Disclosure By Michael A.G. · Mar 7, 2026

Global Researchers Unveil "Humanity's Last Exam" to Gauge Advanced AI Capabilities

An international team of researchers has introduced a new benchmark, "Humanity's Last Exam" (HLE), designed to push the boundaries of current artificial intelligence systems. This comprehensive assessment features 2,500 expert-level questions spanning a vast array of disciplines, from complex mathematics and natural sciences to ancient languages and humanities. The initiative comes as traditional AI evaluation methods are becoming obsolete, with advanced models easily surpassing older tests and making it difficult to accurately measure their true potential. Details of this ambitious project and its initial findings are published in a recent study in the journal *Nature*.

Initial results from HLE indicate that even the most sophisticated AI models currently struggle significantly with the new exam. Early iterations like GPT-4o and Claude 3.5 Sonnet achieved scores below 5%, while OpenAI’s o1 model reached approximately 8% accuracy. More recent systems, including Gemini 3.1 Pro and Claude Opus 4.6, showed improvement, scoring in the range of 40-50% accuracy. This performance highlights a considerable gap between current AI capabilities and the deep, contextual understanding required to master expert-level human knowledge across diverse fields.

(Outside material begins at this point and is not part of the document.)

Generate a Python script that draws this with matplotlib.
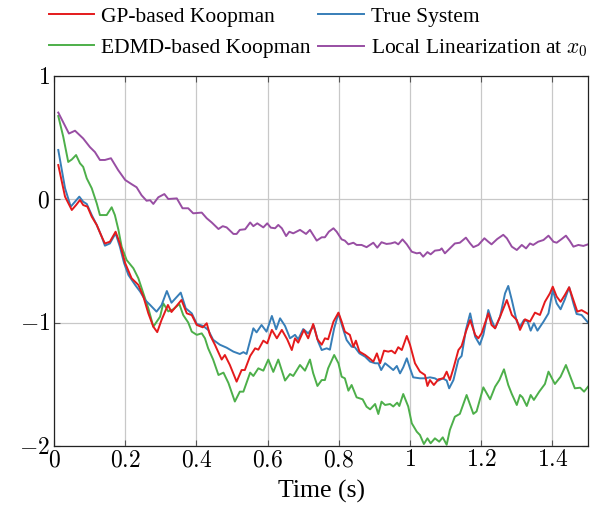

The creation of Humanity's Last Exam involved nearly 1,000 researchers, each contributing specialized questions from their respective fields. This collaborative effort aims to provide a more robust and challenging metric for AI development, moving beyond simple pattern recognition to assess deeper intelligence, context, and specialized expertise. The HLE serves as a critical tool for understanding the true limitations and future directions of artificial intelligence as it continues to evolve.